> **What this task involves**:
Starting at the top of the listing, extract every line up to and including the one with "(13,8) rectangle (660,359);". Pictures stay out of the copy.
START Dataset content
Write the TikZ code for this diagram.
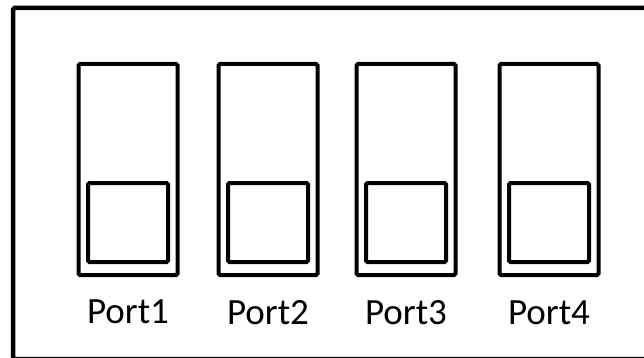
\documentclass[tikz,border=0pt]{standalone}
\usepackage{fontspec}
\newfontfamily\portfont{Carlito}
\usepackage{tikz}
\usetikzlibrary{
  positioning
}

\begin{document}
\begin{tikzpicture}[
  x=1pt, y=-1pt,
  portbox/.style={
    draw, line width=4pt, rounded corners=1.5pt, outer sep=0pt,
    minimum width=99pt, minimum height=211pt, inner sep=0pt
  },
  slotbox/.style={
    draw, line width=4pt, rounded corners=1.5pt, outer sep=0pt,
    minimum width=80pt, minimum height=79pt, inner sep=0pt
  },
  frame/.style={draw, line width=4.5pt, rounded corners=1.5pt},
  portlbl/.style={font=\portfont\fontsize{37}{44}\selectfont, anchor=base, inner sep=0pt}
]
  \useasboundingbox (0,0) rectangle (644,358);

  % ── Enclosure (cut off right and bottom) ──
  \draw[frame] (13,8) rectangle (660,359);

  % ── Port housings ──
  \node[portbox] (p1) at (128,169.5) {};
  \node[portbox, right=41pt of p1] (p2) {};
  \node[portbox, right=39pt of p2] (p3) {};
  \node[portbox, right=44pt of p3] (p4) {};

  % ── Slots ──
  \node[slotbox, above=13pt of p1.south, anchor=south] (s1) {};
  \node[slotbox, above=13pt of p2.south, anchor=south] (s2) {};
  \node[slotbox, above=13pt of p3.south, anchor=south] (s3) {};
  \node[slotbox, above=13pt of p4.south, anchor=south] (s4) {};

  % ── Labels ──
  \node[portlbl] (l1) at ([yshift=-48pt]p1.south) {Port1};
  \node[portlbl] (l2) at ([yshift=-49pt]p2.south) {Port2};
  \node[portlbl] (l3) at ([yshift=-49pt]p3.south) {Port3};
  \node[portlbl] (l4) at ([yshift=-49pt]p4.south) {Port4};

\end{tikzpicture}
\end{document}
END Dataset content
> **Reply to the exercise**:
Write the TikZ code for this diagram.
\documentclass[tikz,border=0pt]{standalone}
\usepackage{fontspec}
\newfontfamily\portfont{Carlito}
\usepackage{tikz}
\usetikzlibrary{
  positioning
}

\begin{document}
\begin{tikzpicture}[
  x=1pt, y=-1pt,
  portbox/.style={
    draw, line width=4pt, rounded corners=1.5pt, outer sep=0pt,
    minimum width=99pt, minimum height=211pt, inner sep=0pt
  },
  slotbox/.style={
    draw, line width=4pt, rounded corners=1.5pt, outer sep=0pt,
    minimum width=80pt, minimum height=79pt, inner sep=0pt
  },
  frame/.style={draw, line width=4.5pt, rounded corners=1.5pt},
  portlbl/.style={font=\portfont\fontsize{37}{44}\selectfont, anchor=base, inner sep=0pt}
]
  \useasboundingbox (0,0) rectangle (644,358);

  % ── Enclosure (cut off right and bottom) ──
  \draw[frame] (13,8) rectangle (660,359);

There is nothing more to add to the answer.